Among the important ways in which appraisal of evidence quality has evolved from using traditional evidence hierarchies is the accounting for factors other than study design. For example, as shown in the upper portion of Box IV-6, the GRADE approach to rating quality of evidence (which has been adopted by the Cochrane Collaboration and others) starts with a simplified categorization of study types, i.e., RCTs and observational studies, accompanied by two main levels of confidence (high or low) in the estimate of a treatment effect. Then, the rating scheme allows for factors that would raise or lower a level of confidence. Factors that would lower confidence in evidence would include, e.g., risk of bias, inconsistency across the RCTs, indirectness, and publication bias; factors that would increase confidence include, e.g., large effect size and an observed dose-response effect. The final levels of confidence rating (high, moderate, low, very low) are shown at the right, and defined in the lower portion of that box. Similarly, the OCEBM 2011 Levels of Evidence (see chapter III, Box III-13) allows for grading down based on study quality, imprecision, indirectness, or small effect size; and allows for grading up for large effect size. Box IV-7 shows the strength of evidence grades and definitions for the approach used by the AHRQ EPCs, which are based factors that are very similar to those used in GRADE, as noted above.

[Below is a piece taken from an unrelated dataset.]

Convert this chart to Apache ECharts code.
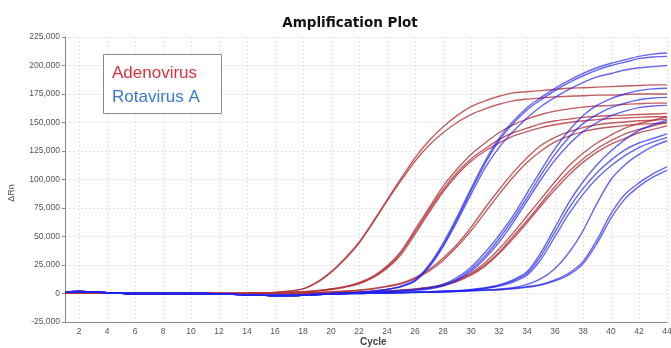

Box IV-7. Strength of Evidence Grades and Definitions
| Grade | Definition |
|---|---|
| High | We are very confident that the estimate of the effect lies close to the true effect for this outcome. The body of evidence has few or no deficiencies. We believe that the findings are stable, i.e., another study would not change the conclusions. |
| Moderate | We are moderately confident that the estimate of effect lies close to the true effect for this outcome. The body of evidence has some deficiencies. We believe that the findings are likely to be stable, but some doubt remains. |
| Low | We have limited confidence that the estimate of effect lies close to the true effect for this outcome. The body of evidence has major or numerous deficiencies (or both). We believe that additional evidence is needed before concluding either that the findings are stable or that the estimate of effect is close to the true effect. |
| Insufficient | We have no evidence, we are unable to estimate an effect, or we have no confidence in the estimate of effect for this outcome. No evidence is available or the body of evidence has unacceptable deficiencies, precluding reaching a conclusion. |
Source: Berkman ND, et al. Chapter 15. Grading the Strength of a Body of Evidence When Assessing Health Care Interventions for the Effective Health Care Program of the Agency for Healthcare Research and Quality: An Update. In: Methods Guide for Effectiveness and Comparative Effectiveness Reviews. AHRQ Publication No. 10(14)-EHC063-EF. Rockville, MD: Agency for Healthcare Research and Quality. January 2014.